After that everyone cheers-ed their enormous Maßkrug and gave the elongated eye contact and drank. It was an easy tradition to pick up on and somehow our first steins went pretty quickly. I broke out my fancy new gold playing cards and we got a mean game of hearts going, which Kristyn won and I lost miserably. The table next to us thought we were actually German because we were playing cards at the table! Ha! 


We stayed for a second beer, and the time flew by.  We had sat at our table originally knowing that there was a label on the table that it was reserved at 5pm. “Oh, we will never be here until 5”, we said.  We left promptly at 5 for the next tent. 


The next tent was beginning to get a bit more rowdy. We arrived at Spatenbrau and promptly were whisked to a partially empty table.  At this point people had started to stand on the benches (standing on tables not allowed) to dance and sing to the music.  Fortunately our bench was against a side wall so it felt a little more stable. But it was great energy!  The live music was awesome.  I definitely didn’t finish the third Maßkrug, maybe not even half of it.  Thankfully one of us ordered the traditional chicken dinner which I housed, more singing and dancing on the benches and then we were ready for the metro ride home, at a respectable 7pm!

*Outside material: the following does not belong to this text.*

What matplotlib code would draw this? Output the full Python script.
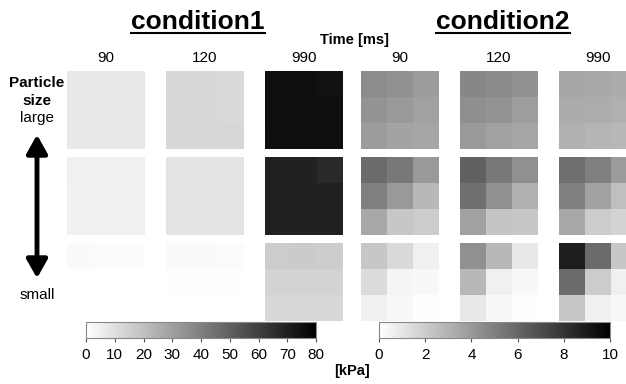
import numpy as np
import matplotlib
matplotlib.use("Agg")
import matplotlib.pyplot as plt
from matplotlib.lines import Line2D
from matplotlib.cm import ScalarMappable
from matplotlib.colors import Normalize

plt.rcParams['font.family'] = ['Liberation Sans', 'DejaVu Sans']

times = ["90", "120", "990"]
conditions = ["condition1", "condition2"]
vmax_list = [80, 10]
ticks1 = [0, 10, 20, 30, 40, 50, 60, 70, 80]
ticks2 = [0, 2, 4, 6, 8, 10]

# condition1, [large, mid, small] per time, values in kPa
c1_t90 = [
    [[7.2, 7.2, 7.2], [7.2, 7.2, 7.2], [7.2, 7.2, 7.2]],
    [[4.7, 4.7, 4.7], [4.6, 4.6, 4.6], [4.6, 4.6, 4.6]],
    [[1.6, 1.5, 1.4], [0.2, 0.2, 0.2], [0.1, 0.1, 0.1]],
]
c1_t120 = [
    [[12.2, 12.2, 11.8], [12.2, 12.2, 12.0], [12.2, 12.2, 12.5]],
    [[8.8, 8.8, 8.6], [8.9, 8.9, 8.9], [8.9, 8.9, 8.9]],
    [[1.6, 1.6, 1.5], [0.6, 0.6, 0.6], [0.1, 0.1, 0.1]],
]
c1_t990 = [
    [[75.0, 75.0, 74.0], [75.0, 74.6, 74.6], [74.8, 74.8, 74.8]],
    [[69.3, 69.3, 66.8], [69.3, 69.3, 69.3], [69.3, 69.3, 69.3]],
    [[16.0, 16.5, 15.8], [13.5, 13.6, 13.5], [12.2, 12.2, 12.2]],
]
# condition2
c2_t90 = [
    [[4.5, 4.3, 3.9], [4.2, 4.0, 3.7], [3.9, 3.6, 3.5]],
    [[5.8, 5.3, 4.0], [5.0, 4.0, 2.8], [3.4, 2.2, 2.0]],
    [[2.2, 1.5, 0.6], [1.4, 0.4, 0.3], [0.6, 0.3, 0.05]],
]
c2_t120 = [
    [[4.7, 4.6, 4.3], [4.4, 4.2, 3.8], [4.0, 3.7, 3.5]],
    [[6.2, 5.3, 4.35], [5.6, 4.35, 3.1], [3.7, 2.3, 2.2]],
    [[4.35, 2.8, 0.9], [2.8, 0.6, 0.3], [0.9, 0.3, 0.1]],
]
c2_t990 = [
    [[3.5, 3.4, 3.3], [3.3, 3.25, 3.1], [3.1, 2.9, 2.85]],
    [[5.7, 5.0, 3.9], [5.0, 3.7, 2.5], [3.4, 2.0, 1.7]],
    [[8.8, 5.8, 2.2], [5.8, 2.0, 0.6], [2.2, 0.6, 0.3]],
]
data = [[c1_t90, c1_t120, c1_t990], [c2_t90, c2_t120, c2_t990]]

W, H = 626, 384
fig = plt.figure(figsize=(W / 100, H / 100), dpi=100)

def px_axes(x, y, w, h):
    # x, y = top-left in pixels
    return fig.add_axes([x / W, 1 - (y + h) / H, w / W, h / H])

def px_text(x, y, s, **kw):
    fig.text(x / W, 1 - y / H, s, ha='center', va='center', **kw)

col_left = [[67, 166, 265], [361, 460, 559]]
row_top = [71, 157, 243]
size = 78

for ci in range(2):
    for ti in range(3):
        for ri in range(3):
            ax = px_axes(col_left[ci][ti], row_top[ri], size, size)
            ax.imshow(np.array(data[ci][ti][ri]), cmap='gray_r', vmin=0,
                      vmax=vmax_list[ci], interpolation='nearest', aspect='auto')
            ax.set_xticks([]); ax.set_yticks([])
            for sp in ax.spines.values():
                sp.set_visible(False)
        px_text(col_left[ci][ti] + size / 2, 58, times[ti], fontsize=11)

# titles with underline
px_text(198, 22, "condition1", fontsize=19, fontweight='bold')
px_text(503, 22, "condition2", fontsize=19, fontweight='bold')
for x0, x1 in [(131, 265), (436, 570)]:
    fig.add_artist(Line2D([x0 / W, x1 / W], [1 - 33 / H, 1 - 33 / H],
                          color='black', lw=1.5))
px_text(354, 40, "Time [ms]", fontsize=10.5, fontweight='bold')

# particle size axis
px_text(37, 83, "Particle", fontsize=11, fontweight='bold')
px_text(37, 101, "size", fontsize=11, fontweight='bold')
px_text(37, 118, "large", fontsize=11)
px_text(37, 295, "small", fontsize=11)
fig.add_artist(matplotlib.patches.FancyArrowPatch(
    (37 / W, 1 - 132 / H), (37 / W, 1 - 281 / H), transform=fig.transFigure,
    arrowstyle='<|-|>,head_length=0.8,head_width=0.45', mutation_scale=14,
    lw=3.5, color='black'))

# colorbars
cb_pos = [(86, 316, ticks1), (379, 610, ticks2)]
for ci, (x0, x1, tk) in enumerate(cb_pos):
    cax = px_axes(x0, 322, x1 - x0, 16)
    sm = ScalarMappable(norm=Normalize(0, vmax_list[ci]), cmap='gray_r')
    cb = fig.colorbar(sm, cax=cax, orientation='horizontal', ticks=tk)
    cb.outline.set_edgecolor('#888888')
    cb.outline.set_linewidth(0.8)
    cax.tick_params(labelsize=11, length=3, color='#555555', pad=4)

px_text(352, 371, "[kPa]", fontsize=10.5, fontweight='bold')

fig.savefig("out.png", dpi=100)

Ha.  We were in bed by 9pm, after a fabulous day! 


I will share the rest of my Munich adventure in a separate post, but to complete my Oktoberfest stories, I decided to head to Oktoberfest the following night to check out the festivities at nighttime.  This time I got there a about 8:30.  It was just me this time, but such electric energy, so many Germans, and about 2/3 of the beer hall were standing on their benches.  In some cases not even singing or dancing, but just chatting.  I met up with a friend of one of my clients again at Augustiner-Brau, and hung out with a few German natives. One of them, Martin, was die-hard Munich fan.  It was so cool to hear him talk about Munich and how it was the best city in Germany and the world. Another, John, was an American from SoCal who has been living in Germany for the last 40 years. Another great storyteller as well! They toasted a lot… and I definitely struggled to keep up with the beer drinking pace of the crowd! We ended up closing Augustiner and heading to an after-hours bar that I couldn’t tell you the name of, where they served anything except beer. Isn’t there a rhyme about that?  Beer before liquor…. anyway, I survived!  It was really cool to see Oktoberfest at all different times of day and night, and to wear a fun outfit while doing it, that was in true Tarrah style!